Wednesday, July 08, 2009

Modern Witch Hunts.

After writing about she who must not be named, I've been thinking a bit more about the whole topic of the bogus Satanic Ritual Abuse (SRA) scandals, concocted by an alliance of Freudian Quacks, Evangelical Christians and Radical Feminists. The obvious comparison to make is with medieval witch hunts.

Witch hunts were quite common in the middle ages but by the early modern period they were confined to just a few sects- notably the puritans. Whilst there is a puritan influence on the UK it isn't geographically concentrated enough to separate it from other cultural effects. In the United States however it is different because one part of the country, New England, was settled by puritans and their descendants spread across certain regions of the country- through New York state, the Upper Midwest, the Pacific North West and parts of coastal California. So if the SRA is a modern version of witch hunting then one would expect the cases to be concentrated in those areas. This dialect map gives some idea of what I'm talking about because language is a cultural marker:

So using lists of these cases from Imaginary Crimes, Wikipedia and any other source I came across I'd estimate the distribution of the cases to be:

New England- 4 cases
Upper Midwest- 6 cases
Pacific North West- 6 cases

New York City- 2

Midland - 3

California- 5 cases


South- 11 (3 North Carolina, 3 Texas, 4 Florida* & 1 Mississippi)

Rockies- 1

By my estimate of the 37 cases (which often involve multiple suspects) at least 16 are from areas shaped by the puritan diaspora. Puritan influence was also present in shaping the culture of California and the Rockies, so that's another 6. All of which backs my hypothesis that the ritual abuse scares are secular reinvention of witch hysteria.


* Three of the four Florida cases were from Miami, when the future US Attorney General Janet Reno was the State Attorney responsible for prosecutions.

4 comments:

asquith said...

I must say, those links are wonderful. Thanks for pointing them out like- lots of blinding stuff there.

Most of my forefathers (apart from my granddad, who was Polish) have lived in North Staffordshire for centuries. Looking at my family tree, "local" surnames come up all the time.

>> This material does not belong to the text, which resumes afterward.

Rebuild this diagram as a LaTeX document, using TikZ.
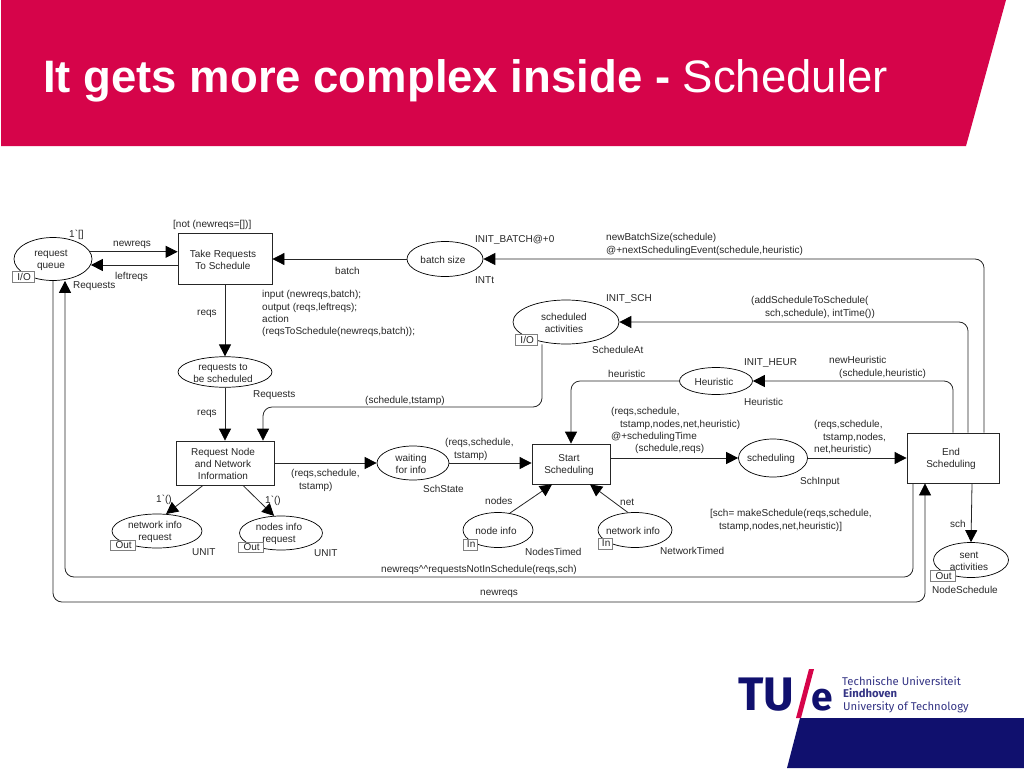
\documentclass[tikz,border=0pt]{standalone}
\usepackage{fontspec}
\usetikzlibrary{shapes.geometric,arrows.meta,calc}
\setmainfont{Liberation Sans}
\newfontfamily\lab{Liberation Sans}
\newfontfamily\logofont{Fira Sans}
\newcommand\up{\rule{0pt}{9.3pt}}
\definecolor{tured}{HTML}{D6044A}
\definecolor{tublue}{HTML}{10106E}
\definecolor{ink}{HTML}{262626}
\tikzset{
  netfont/.style={font=\lab\fontsize{10}{12.2}\selectfont,text=ink},
  place/.style={draw=black,fill=white,ellipse,line width=0.7pt,inner sep=0pt,align=center,netfont,execute at begin node={\hspace*{-4pt}}},
  trans/.style={draw=ink,fill=white,rectangle,line width=0.8pt,inner sep=0pt,align=center,netfont,execute at begin node={\hspace*{-4pt}}},
  port/.style={draw=gray,fill=white,rectangle,line width=0.6pt,inner sep=0pt,netfont,anchor=north west,minimum height=10.5pt,text depth=0pt},
  lbl/.style={netfont,anchor=west,inner sep=0pt,align=left,yshift=-1.5pt},
  lbltop/.style={netfont,anchor=north west,inner sep=0pt,align=left,yshift=-2.5pt},
  arc/.style={draw=ink,line width=0.8pt,-{Triangle[length=12pt,width=12pt,color=black]},rounded corners=9pt},
  logotext/.style={font=\logofont\fontsize{11.3}{12}\selectfont,text=tublue!85!white,anchor=base west,inner sep=0pt}
}
\begin{document}
\begin{tikzpicture}[x=1pt,y=-1pt]
\useasboundingbox (0,0) rectangle (1024,768);
% banner and footer
\fill[tured] (1,0) -- (1006,0) -- (966,146) -- (1,146) -- cycle;
\node[anchor=base west,inner sep=0pt,text=white,font=\fontsize{45.5}{50}\selectfont] (title) at (43,92.5) {\textbf{It gets more complex inside -} Scheduler};
\fill[tublue] (800,718) -- (1024,718) -- (1024,768) -- (787,768) -- cycle;
\node[anchor=base west,inner sep=0pt,text=tublue,font=\logofont\bfseries\fontsize{47}{50}\selectfont] (logoTU) at (738,710) {TU};
\fill[tured] (809,669) -- (814,669) -- (801,718) -- (796,718) -- cycle;
\node[anchor=base west,inner sep=0pt,text=tublue,font=\logofont\bfseries\fontsize{39}{40}\selectfont] (logoE) at (811,710) {e};
\node[logotext] (logoA) at (842,685) {Technische Universiteit};
\node[logotext,font=\logofont\bfseries\fontsize{11.3}{12}\selectfont] (logoB) at (843,697) {Eindhoven};
\node[logotext] (logoC) at (843,710) {University of Technology};

% places
\node[place,minimum width=78pt,minimum height=43pt] (queue) at (53,259) {\up request\\queue};
\node[place,minimum width=76pt,minimum height=35pt] (batch) at (445,259) {\up batch size};
\node[place,minimum width=94pt,minimum height=30pt] (toSched) at (225,372) {\up requests to\\be scheduled};
\node[place,minimum width=106pt,minimum height=44pt] (schedAct) at (566,322) {\up scheduled\\activities};
\node[place,minimum width=73pt,minimum height=27pt] (heur) at (716,381) {\up Heuristic};
\node[place,minimum width=72pt,minimum height=34pt] (wait) at (413,463) {\up waiting\\for info};
\node[place,minimum width=69pt,minimum height=38pt] (sching) at (773,458) {\up scheduling};
\node[place,minimum width=90pt,minimum height=34pt] (netReq) at (157,531) {\up network info\\request};
\node[place,minimum width=83pt,minimum height=34pt] (nodeReq) at (281,533) {\up nodes info\\request};
\node[place,minimum width=70pt,minimum height=35pt] (nodeInfo) at (498,530) {\up node info};
\node[place,minimum width=74pt,minimum height=35pt] (netInfo) at (635,530) {\up network info};
\node[place,minimum width=75pt,minimum height=35pt] (sent) at (971,560) {\up sent\\activities};
% transitions
\node[trans,minimum width=94pt,minimum height=51pt] (take) at (225,258.5) {\up Take Requests\\To Schedule};
\node[trans,minimum width=98pt,minimum height=44pt] (reqNode) at (225,463) {\up Request Node\\and Network\\Information};
\node[trans,minimum width=78pt,minimum height=40pt] (start) at (571,464) {\up Start\\Scheduling};
\node[trans,minimum width=92pt,minimum height=50pt] (endS) at (953,458) {\up End\\Scheduling};

% connectors
\draw[arc] (queue.11) -- (queue.11 -| take.west);
\draw[arc] (queue.-9 -| take.west) -- (queue.-9);
\draw[arc] (batch.west) -- (take.east |- batch.west);
\draw[arc] (take.south) -- (toSched.north);
\draw[arc] (toSched.south) -- (reqNode.north);
\coordinate (bendA) at (984,259);
\draw[arc] ([xshift=31pt]endS.north) -- (bendA) -- (batch.east);
\coordinate (bendB) at (968,322);
\draw[arc] ([xshift=15pt]endS.north) -- (bendB) -- (schedAct.east);
\coordinate (bendC) at (953,381);
\draw[arc] (endS.north) -- (bendC) -- (heur.east);
\coordinate (bendD) at (571,381);
\draw[arc] (heur.west) -- (bendD) -- (start.north);
\coordinate (bendE1) at (542,407);
\coordinate (bendE2) at (263,407);
\draw[arc] (schedAct.-93 -| bendE1) -- (bendE1) -- (bendE2) -- (bendE2 |- reqNode.north);
\draw[arc] (reqNode.east) -- (wait.west);
\draw[arc] (wait.east) -- (start.west |- wait.east);
\draw[arc] (start.east |- sching.west) -- (sching.west);
\draw[arc] (sching.east) -- (endS.west);
\draw[arc] ([xshift=-22pt]reqNode.south) -- (netReq.62);
\draw[arc] ([xshift=18pt]reqNode.south) -- (nodeReq.112);
\draw[arc] (nodeInfo.55) -- ([xshift=-19pt]start.south);
\draw[arc] (netInfo.112) -- ([xshift=19pt]start.south);
\draw[arc] ([xshift=19pt]endS.south) -- (sent.north);
\coordinate (bendF1) at (913,577);
\coordinate (bendF2) at (65,577);
\draw[arc] ([xshift=-40pt]endS.south) -- (bendF1) -- (bendF2) -- (queue.south -| bendF2);
\coordinate (bendG1) at (53,602);
\coordinate (bendG2) at (925,602);
\draw[arc] (queue.south) -- (bendG1) -- (bendG2) -- ([xshift=-28pt]endS.south);

% port tags
\node[port,minimum width=22pt] (p1) at (12,271) {\,I/O};
\node[port,minimum width=22pt] (p2) at (515,334) {\,I/O};
\node[port,minimum width=25pt] (p3) at (110,539.5) {\,Out};
\node[port,minimum width=25pt] (p4) at (238,541.5) {\,Out};
\node[port,minimum width=14pt] (p5) at (463,539) {\,In};
\node[port,minimum width=14pt] (p6) at (598,538) {\,In};
\node[port,minimum width=25pt] (p7) at (930,570) {\,Out};

% labels
\node[lbl] (t1) at (69,233) {1`[]};
\node[lbl] (t2) at (173,223) {[not (newreqs=[])]};
\node[lbl] (t3) at (113,243) {newreqs};
\node[lbl] (t4) at (115,275) {leftreqs};
\node[lbl] (t5) at (73,285) {Requests};
\node[lbl] (t6) at (335,269) {batch};
\node[lbltop] (t7) at (262,288) {input (newreqs,batch);\\output (reqs,leftreqs);\\action\\(reqsToSchedule(newreqs,batch));};
\node[lbl] (t8) at (197,312) {reqs};
\node[lbl] (t9) at (197,412) {reqs};
\node[lbl] (t10) at (253,394) {Requests};
\node[lbl] (t11) at (365,399) {(schedule,tstamp)};
\node[lbl] (t12) at (475,238) {INIT\_BATCH@+0};
\node[lbl] (t13) at (475,279) {INTt};
\node[lbltop] (t14) at (606,231) {newBatchSize(schedule)\\@+nextSchedulingEvent(schedule,heuristic)};
\node[lbl] (t15) at (606,297) {INIT\_SCH};
\node[lbl] (t16) at (592,348) {ScheduleAt};
\node[lbltop] (t17) at (751,294) {(addScheduleToSchedule(\\\hspace*{14pt}sch,schedule), intTime())};
\node[lbltop] (t18) at (829,354) {newHeuristic\\\hspace*{10pt}(schedule,heuristic)};
\node[lbl] (t19) at (744,362) {INIT\_HEUR};
\node[lbl] (t20) at (744,400) {Heuristic};
\node[lbl] (t21) at (608,372) {heuristic};
\node[lbltop] (t22) at (611,405) {(reqs,schedule,\\\hspace*{9pt}tstamp,nodes,net,heuristic)\\@+schedulingTime\\\hspace*{24pt}(schedule,reqs)};
\node[lbltop] (t23) at (814,418) {(reqs,schedule,\\\hspace*{9pt}tstamp,nodes,\\net,heuristic)};
\node[lbltop] (t24) at (445,436) {(reqs,schedule,\\\hspace*{9pt}tstamp)};
\node[lbltop] (t25) at (291,467) {(reqs,schedule,\\\hspace*{8pt}tstamp)};
\node[lbl] (t26) at (423,487) {SchState};
\node[lbl] (t27) at (800,480) {SchInput};
\node[lbl] (t28) at (485,499) {nodes};
\node[lbl] (t29) at (620,501) {net};
\node[lbltop] (t30) at (710,507) {[sch= makeSchedule(reqs,schedule,\\\hspace*{9pt}tstamp,nodes,net,heuristic)]};
\node[lbl] (t31) at (525,550) {NodesTimed};
\node[lbl] (t32) at (660,549) {NetworkTimed};
\node[lbl] (t33) at (950,522) {sch};
\node[lbl] (t34) at (932,588) {NodeSchedule};
\node[lbl] (t35) at (156,498) {1`()};
\node[lbl] (t36) at (265,499) {1`()};
\node[lbl] (t37) at (192,551) {UNIT};
\node[lbl] (t38) at (314,552) {UNIT};
\node[lbl] (t39) at (381,568) {newreqs\textasciicircum\textasciicircum requestsNotInSchedule(reqs,sch)};
\node[lbl] (t40) at (480,592) {newreqs};
\end{tikzpicture}
\end{document}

All fascinating stuff. I am going round looking up all else by these fuckers now.

TDK said...

I have to say I think that's very weak.

Here's a table showing the number of witches executed by country.

There is no obvious correlation between Puritanism and witch executions. Indeed some of the highest scoring countries (Austria, France, Poland, Germany [most executions were in the South West]) were Catholic.

Having said that I think you are right. There is an obvious parallel to witch hunts

Ross said...

TDK- I'm referring specifically to witch hunts that continued into the early modern age, they were a Europe wide problem before that. (and are still a problem in parts of Africa- there's a bit of a craze in Kenya right now).

From David Hackett Fischer's "Albion's Seed":

"More than 95% of all formal accusation and more than 90% of all executions for witchcraft in British North America occurred in the Puritan colonies

"In England every quantitive study has found that recorded cases of witchcraft were most frequent in the Eastern counties from which New England was settled"

Daniel1979 said...

I seem to recall watching a programme on TV a few years back where they roughly plotted the places over a selection of States in the USA where there were reported witch burnings.

They then overlaid the map with with regions where particular types of wild mushrooms that are now know to have hallucinogenic side effects were known to have grown which showed some rough correlations.

I can't remember the programme name or channel, but I think it was based on a US University study.